**** Provided data

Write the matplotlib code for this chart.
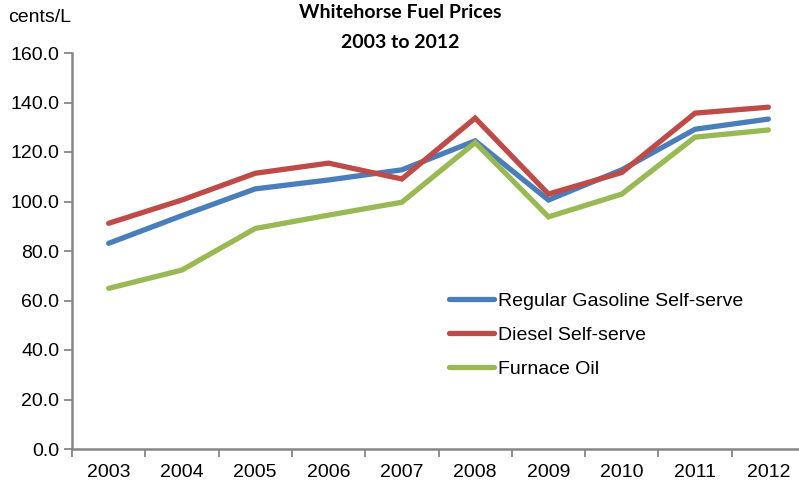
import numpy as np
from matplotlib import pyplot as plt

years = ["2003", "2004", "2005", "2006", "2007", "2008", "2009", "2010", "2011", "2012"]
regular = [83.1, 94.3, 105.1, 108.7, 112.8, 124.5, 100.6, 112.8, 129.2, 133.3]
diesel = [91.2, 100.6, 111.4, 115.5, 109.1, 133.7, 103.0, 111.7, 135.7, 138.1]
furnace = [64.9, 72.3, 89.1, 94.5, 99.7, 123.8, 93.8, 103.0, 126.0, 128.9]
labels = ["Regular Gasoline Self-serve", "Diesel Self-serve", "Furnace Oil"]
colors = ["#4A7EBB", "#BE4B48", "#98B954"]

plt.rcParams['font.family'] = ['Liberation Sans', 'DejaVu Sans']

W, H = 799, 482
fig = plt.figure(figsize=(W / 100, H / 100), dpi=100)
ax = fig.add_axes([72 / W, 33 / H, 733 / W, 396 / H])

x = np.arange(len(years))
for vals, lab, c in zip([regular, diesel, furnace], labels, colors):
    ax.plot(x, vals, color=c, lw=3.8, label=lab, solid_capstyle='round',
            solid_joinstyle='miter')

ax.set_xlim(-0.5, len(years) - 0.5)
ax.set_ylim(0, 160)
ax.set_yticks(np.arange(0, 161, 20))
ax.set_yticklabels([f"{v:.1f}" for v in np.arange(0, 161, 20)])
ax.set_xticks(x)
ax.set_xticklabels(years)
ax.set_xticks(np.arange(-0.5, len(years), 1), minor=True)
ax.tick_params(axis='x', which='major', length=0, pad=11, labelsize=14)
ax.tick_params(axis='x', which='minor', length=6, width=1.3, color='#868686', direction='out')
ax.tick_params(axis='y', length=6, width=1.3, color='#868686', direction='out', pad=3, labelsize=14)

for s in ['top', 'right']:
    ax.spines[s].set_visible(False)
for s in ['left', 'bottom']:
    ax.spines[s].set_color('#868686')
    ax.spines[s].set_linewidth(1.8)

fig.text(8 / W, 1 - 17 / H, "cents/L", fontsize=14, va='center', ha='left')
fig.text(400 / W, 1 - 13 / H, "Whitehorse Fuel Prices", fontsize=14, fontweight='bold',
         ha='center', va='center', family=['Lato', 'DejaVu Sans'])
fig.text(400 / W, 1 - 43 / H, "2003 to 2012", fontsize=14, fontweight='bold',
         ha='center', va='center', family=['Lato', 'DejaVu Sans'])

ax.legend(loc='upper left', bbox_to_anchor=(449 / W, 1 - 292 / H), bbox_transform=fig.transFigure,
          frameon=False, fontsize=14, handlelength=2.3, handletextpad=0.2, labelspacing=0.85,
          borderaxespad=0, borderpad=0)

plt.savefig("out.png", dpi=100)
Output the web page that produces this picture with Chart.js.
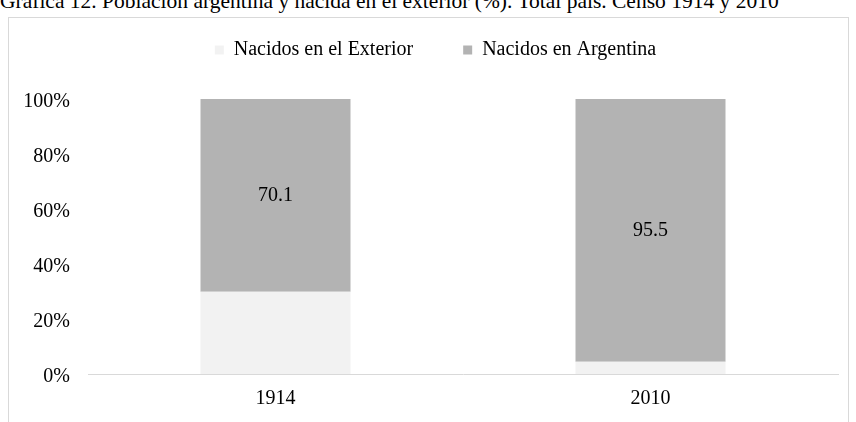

********

* [Request] Only the lines from the start of the records to the line with "direction='out', pad=3, labelsize=14)" belong in the copy. Print them exactly, minus pictures.

* [Output for this task]
Write the matplotlib code for this chart.
import numpy as np
from matplotlib import pyplot as plt

years = ["2003", "2004", "2005", "2006", "2007", "2008", "2009", "2010", "2011", "2012"]
regular = [83.1, 94.3, 105.1, 108.7, 112.8, 124.5, 100.6, 112.8, 129.2, 133.3]
diesel = [91.2, 100.6, 111.4, 115.5, 109.1, 133.7, 103.0, 111.7, 135.7, 138.1]
furnace = [64.9, 72.3, 89.1, 94.5, 99.7, 123.8, 93.8, 103.0, 126.0, 128.9]
labels = ["Regular Gasoline Self-serve", "Diesel Self-serve", "Furnace Oil"]
colors = ["#4A7EBB", "#BE4B48", "#98B954"]

plt.rcParams['font.family'] = ['Liberation Sans', 'DejaVu Sans']

W, H = 799, 482
fig = plt.figure(figsize=(W / 100, H / 100), dpi=100)
ax = fig.add_axes([72 / W, 33 / H, 733 / W, 396 / H])

x = np.arange(len(years))
for vals, lab, c in zip([regular, diesel, furnace], labels, colors):
    ax.plot(x, vals, color=c, lw=3.8, label=lab, solid_capstyle='round',
            solid_joinstyle='miter')

ax.set_xlim(-0.5, len(years) - 0.5)
ax.set_ylim(0, 160)
ax.set_yticks(np.arange(0, 161, 20))
ax.set_yticklabels([f"{v:.1f}" for v in np.arange(0, 161, 20)])
ax.set_xticks(x)
ax.set_xticklabels(years)
ax.set_xticks(np.arange(-0.5, len(years), 1), minor=True)
ax.tick_params(axis='x', which='major', length=0, pad=11, labelsize=14)
ax.tick_params(axis='x', which='minor', length=6, width=1.3, color='#868686', direction='out')
ax.tick_params(axis='y', length=6, width=1.3, color='#868686', direction='out', pad=3, labelsize=14)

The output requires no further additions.